## Exercise description
Below are the records; extract from them the line containing "Write a Python" to the line containing "plt.rcParams['mathtext.fontset'] = 'stix'", both lines included, exactly and with no pictures.

(Entries with chart source code)
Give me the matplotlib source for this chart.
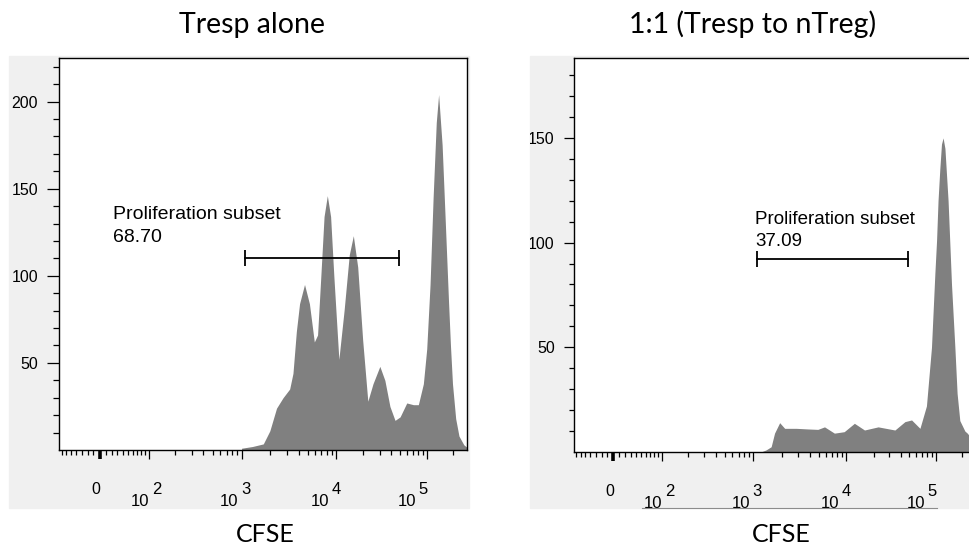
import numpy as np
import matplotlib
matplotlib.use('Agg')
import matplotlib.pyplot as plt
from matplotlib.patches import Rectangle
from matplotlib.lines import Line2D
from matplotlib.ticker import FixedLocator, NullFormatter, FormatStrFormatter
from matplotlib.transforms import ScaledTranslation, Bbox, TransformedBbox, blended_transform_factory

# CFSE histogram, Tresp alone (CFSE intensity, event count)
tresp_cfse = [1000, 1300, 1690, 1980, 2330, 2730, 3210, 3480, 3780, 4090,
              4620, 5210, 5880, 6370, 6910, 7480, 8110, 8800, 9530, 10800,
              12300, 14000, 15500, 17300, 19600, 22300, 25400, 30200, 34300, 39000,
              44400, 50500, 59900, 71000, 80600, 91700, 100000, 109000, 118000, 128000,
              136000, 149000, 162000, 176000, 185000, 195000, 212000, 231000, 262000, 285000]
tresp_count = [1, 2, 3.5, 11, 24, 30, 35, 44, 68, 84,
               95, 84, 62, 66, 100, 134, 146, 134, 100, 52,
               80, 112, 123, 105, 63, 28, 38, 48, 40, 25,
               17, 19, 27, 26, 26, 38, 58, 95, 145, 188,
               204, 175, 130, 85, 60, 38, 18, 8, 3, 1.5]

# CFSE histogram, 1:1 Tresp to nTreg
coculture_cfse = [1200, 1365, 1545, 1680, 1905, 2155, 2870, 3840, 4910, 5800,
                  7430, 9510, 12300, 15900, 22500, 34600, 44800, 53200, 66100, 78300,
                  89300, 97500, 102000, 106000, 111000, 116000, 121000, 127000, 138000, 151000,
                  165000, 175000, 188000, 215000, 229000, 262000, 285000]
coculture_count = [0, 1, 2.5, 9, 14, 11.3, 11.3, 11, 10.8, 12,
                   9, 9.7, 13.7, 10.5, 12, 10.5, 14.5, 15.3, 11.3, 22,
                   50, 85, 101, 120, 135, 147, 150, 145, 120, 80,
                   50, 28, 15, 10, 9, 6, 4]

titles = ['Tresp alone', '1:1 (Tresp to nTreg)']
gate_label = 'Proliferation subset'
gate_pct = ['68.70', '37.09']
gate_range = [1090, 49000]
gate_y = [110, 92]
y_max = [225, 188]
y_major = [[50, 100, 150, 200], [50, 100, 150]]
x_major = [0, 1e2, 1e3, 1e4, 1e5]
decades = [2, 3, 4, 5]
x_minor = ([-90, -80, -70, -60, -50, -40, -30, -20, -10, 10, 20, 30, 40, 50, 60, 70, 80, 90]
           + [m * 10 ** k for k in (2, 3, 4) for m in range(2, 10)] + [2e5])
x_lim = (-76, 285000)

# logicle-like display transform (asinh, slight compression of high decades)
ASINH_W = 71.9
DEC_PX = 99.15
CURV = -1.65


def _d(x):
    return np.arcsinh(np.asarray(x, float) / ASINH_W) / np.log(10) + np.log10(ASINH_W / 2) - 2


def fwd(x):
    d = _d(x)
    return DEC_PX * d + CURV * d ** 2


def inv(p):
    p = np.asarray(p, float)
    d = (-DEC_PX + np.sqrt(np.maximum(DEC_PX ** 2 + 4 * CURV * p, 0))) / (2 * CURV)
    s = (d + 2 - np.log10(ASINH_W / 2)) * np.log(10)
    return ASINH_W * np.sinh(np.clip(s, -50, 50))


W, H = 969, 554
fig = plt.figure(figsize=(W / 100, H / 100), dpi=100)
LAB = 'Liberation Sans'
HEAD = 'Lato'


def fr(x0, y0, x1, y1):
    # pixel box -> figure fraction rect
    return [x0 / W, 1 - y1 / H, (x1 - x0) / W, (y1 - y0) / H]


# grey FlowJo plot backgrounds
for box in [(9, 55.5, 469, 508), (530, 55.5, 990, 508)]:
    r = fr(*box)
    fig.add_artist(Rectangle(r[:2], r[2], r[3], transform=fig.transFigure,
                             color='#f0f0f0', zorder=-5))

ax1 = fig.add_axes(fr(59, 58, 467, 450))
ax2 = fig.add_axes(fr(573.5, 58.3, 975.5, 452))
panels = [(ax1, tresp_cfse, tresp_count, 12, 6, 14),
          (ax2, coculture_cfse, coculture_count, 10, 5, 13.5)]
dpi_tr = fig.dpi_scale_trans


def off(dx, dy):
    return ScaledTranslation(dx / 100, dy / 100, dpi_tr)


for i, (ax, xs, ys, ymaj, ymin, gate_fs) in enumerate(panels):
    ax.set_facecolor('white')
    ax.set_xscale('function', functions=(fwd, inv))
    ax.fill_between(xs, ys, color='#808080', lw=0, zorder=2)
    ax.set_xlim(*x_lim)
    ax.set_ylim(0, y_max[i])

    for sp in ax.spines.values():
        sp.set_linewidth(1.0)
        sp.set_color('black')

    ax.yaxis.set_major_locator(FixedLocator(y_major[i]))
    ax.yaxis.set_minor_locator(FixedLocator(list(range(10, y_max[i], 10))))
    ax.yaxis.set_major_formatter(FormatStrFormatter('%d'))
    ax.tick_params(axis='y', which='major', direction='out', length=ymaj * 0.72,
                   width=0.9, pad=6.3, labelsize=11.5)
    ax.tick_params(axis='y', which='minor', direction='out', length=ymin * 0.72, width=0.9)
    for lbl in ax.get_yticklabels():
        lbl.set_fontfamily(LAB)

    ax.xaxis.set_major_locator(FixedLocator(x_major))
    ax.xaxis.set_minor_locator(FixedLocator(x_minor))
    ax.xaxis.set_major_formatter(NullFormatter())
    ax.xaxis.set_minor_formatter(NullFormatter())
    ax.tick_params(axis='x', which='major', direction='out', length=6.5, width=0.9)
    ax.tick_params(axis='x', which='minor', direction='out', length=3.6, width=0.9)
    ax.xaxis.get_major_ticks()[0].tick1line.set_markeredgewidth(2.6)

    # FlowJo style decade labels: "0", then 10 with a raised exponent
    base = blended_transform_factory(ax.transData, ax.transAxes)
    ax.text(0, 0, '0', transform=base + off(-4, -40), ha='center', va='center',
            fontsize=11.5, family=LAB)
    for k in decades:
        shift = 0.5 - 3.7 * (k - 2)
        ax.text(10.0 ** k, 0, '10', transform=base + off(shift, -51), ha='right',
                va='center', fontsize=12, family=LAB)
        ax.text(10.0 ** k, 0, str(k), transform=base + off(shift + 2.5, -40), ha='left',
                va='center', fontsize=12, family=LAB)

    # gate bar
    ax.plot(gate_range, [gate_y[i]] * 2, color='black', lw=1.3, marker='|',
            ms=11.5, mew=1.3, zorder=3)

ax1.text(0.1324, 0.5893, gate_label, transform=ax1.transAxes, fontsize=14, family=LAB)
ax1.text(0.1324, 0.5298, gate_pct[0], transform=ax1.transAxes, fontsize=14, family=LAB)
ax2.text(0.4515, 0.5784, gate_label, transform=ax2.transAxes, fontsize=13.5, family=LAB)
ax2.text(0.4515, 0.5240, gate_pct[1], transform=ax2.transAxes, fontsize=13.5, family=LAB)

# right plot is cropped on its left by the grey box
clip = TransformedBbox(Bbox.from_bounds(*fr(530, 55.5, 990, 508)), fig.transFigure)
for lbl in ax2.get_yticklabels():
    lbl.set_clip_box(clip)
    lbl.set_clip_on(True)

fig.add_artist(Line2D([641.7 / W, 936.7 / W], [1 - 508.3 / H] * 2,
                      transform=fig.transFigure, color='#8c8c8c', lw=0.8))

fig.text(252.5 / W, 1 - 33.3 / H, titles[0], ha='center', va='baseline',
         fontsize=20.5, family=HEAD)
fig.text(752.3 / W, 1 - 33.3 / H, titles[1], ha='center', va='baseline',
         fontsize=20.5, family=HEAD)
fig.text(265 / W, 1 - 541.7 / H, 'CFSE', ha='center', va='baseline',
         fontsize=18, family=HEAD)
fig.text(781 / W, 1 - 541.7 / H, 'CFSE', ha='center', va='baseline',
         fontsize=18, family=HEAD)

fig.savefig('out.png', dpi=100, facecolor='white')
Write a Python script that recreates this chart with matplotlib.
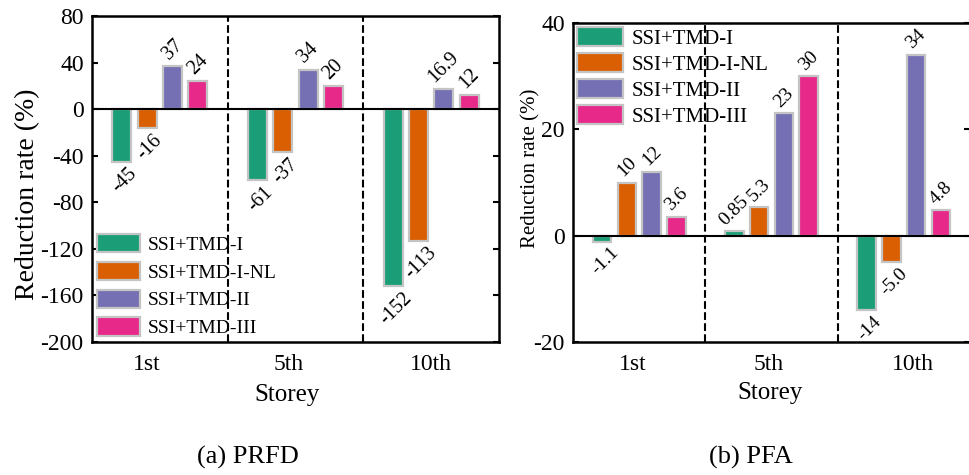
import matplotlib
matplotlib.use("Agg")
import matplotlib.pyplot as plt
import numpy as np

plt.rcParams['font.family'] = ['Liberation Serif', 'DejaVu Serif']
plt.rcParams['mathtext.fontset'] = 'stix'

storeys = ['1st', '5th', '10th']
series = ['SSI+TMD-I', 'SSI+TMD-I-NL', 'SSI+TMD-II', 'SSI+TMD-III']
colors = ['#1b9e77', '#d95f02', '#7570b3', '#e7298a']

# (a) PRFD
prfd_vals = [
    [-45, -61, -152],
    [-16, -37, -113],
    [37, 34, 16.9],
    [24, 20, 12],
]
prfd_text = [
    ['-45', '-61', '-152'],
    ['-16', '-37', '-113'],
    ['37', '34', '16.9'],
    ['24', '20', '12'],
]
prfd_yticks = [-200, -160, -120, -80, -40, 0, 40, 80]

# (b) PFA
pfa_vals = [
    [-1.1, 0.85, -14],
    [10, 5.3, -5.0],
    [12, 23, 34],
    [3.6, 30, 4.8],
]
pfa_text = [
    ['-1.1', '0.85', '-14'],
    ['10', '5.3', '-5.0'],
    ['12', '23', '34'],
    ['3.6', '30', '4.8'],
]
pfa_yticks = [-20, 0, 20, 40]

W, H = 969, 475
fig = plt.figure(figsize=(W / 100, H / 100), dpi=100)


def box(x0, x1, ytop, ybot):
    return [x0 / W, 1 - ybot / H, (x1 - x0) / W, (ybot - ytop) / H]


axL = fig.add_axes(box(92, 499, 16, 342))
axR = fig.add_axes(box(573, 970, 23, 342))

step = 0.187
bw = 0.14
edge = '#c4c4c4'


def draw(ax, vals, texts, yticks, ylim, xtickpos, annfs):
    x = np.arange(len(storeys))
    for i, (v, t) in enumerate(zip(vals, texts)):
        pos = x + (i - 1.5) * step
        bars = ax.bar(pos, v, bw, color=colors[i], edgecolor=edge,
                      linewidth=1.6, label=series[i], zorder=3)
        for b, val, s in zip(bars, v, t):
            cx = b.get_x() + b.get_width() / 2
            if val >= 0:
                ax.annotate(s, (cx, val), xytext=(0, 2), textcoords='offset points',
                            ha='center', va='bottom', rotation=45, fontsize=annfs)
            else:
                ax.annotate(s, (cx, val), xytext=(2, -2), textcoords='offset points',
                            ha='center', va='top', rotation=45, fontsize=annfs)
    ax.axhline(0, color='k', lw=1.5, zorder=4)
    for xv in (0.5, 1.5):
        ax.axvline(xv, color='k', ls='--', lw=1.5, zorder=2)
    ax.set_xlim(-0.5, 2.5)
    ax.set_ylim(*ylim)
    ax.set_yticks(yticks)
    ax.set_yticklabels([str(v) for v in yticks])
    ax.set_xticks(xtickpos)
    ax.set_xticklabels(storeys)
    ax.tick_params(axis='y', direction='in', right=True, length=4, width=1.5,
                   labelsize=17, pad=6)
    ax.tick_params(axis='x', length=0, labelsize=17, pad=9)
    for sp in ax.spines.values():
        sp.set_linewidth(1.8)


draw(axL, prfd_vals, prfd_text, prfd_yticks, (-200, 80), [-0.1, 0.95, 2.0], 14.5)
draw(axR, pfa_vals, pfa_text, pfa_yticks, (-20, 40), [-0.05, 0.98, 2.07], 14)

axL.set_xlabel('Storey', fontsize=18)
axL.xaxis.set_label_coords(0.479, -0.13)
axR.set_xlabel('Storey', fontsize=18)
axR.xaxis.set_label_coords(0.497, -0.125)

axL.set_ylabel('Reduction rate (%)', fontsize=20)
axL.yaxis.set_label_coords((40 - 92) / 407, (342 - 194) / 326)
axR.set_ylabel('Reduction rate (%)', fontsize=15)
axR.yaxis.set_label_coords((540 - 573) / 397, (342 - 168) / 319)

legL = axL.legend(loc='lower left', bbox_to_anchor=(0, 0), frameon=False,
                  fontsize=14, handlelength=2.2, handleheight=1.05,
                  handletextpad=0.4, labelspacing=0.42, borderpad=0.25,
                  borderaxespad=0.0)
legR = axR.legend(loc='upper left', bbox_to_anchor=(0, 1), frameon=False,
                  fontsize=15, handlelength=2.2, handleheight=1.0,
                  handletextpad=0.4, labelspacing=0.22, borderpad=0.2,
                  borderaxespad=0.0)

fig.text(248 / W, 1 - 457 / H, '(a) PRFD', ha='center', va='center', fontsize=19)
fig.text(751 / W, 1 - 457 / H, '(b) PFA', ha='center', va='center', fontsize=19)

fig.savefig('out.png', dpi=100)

## The response
Write a Python script that recreates this chart with matplotlib.
import matplotlib
matplotlib.use("Agg")
import matplotlib.pyplot as plt
import numpy as np

plt.rcParams['font.family'] = ['Liberation Serif', 'DejaVu Serif']
plt.rcParams['mathtext.fontset'] = 'stix'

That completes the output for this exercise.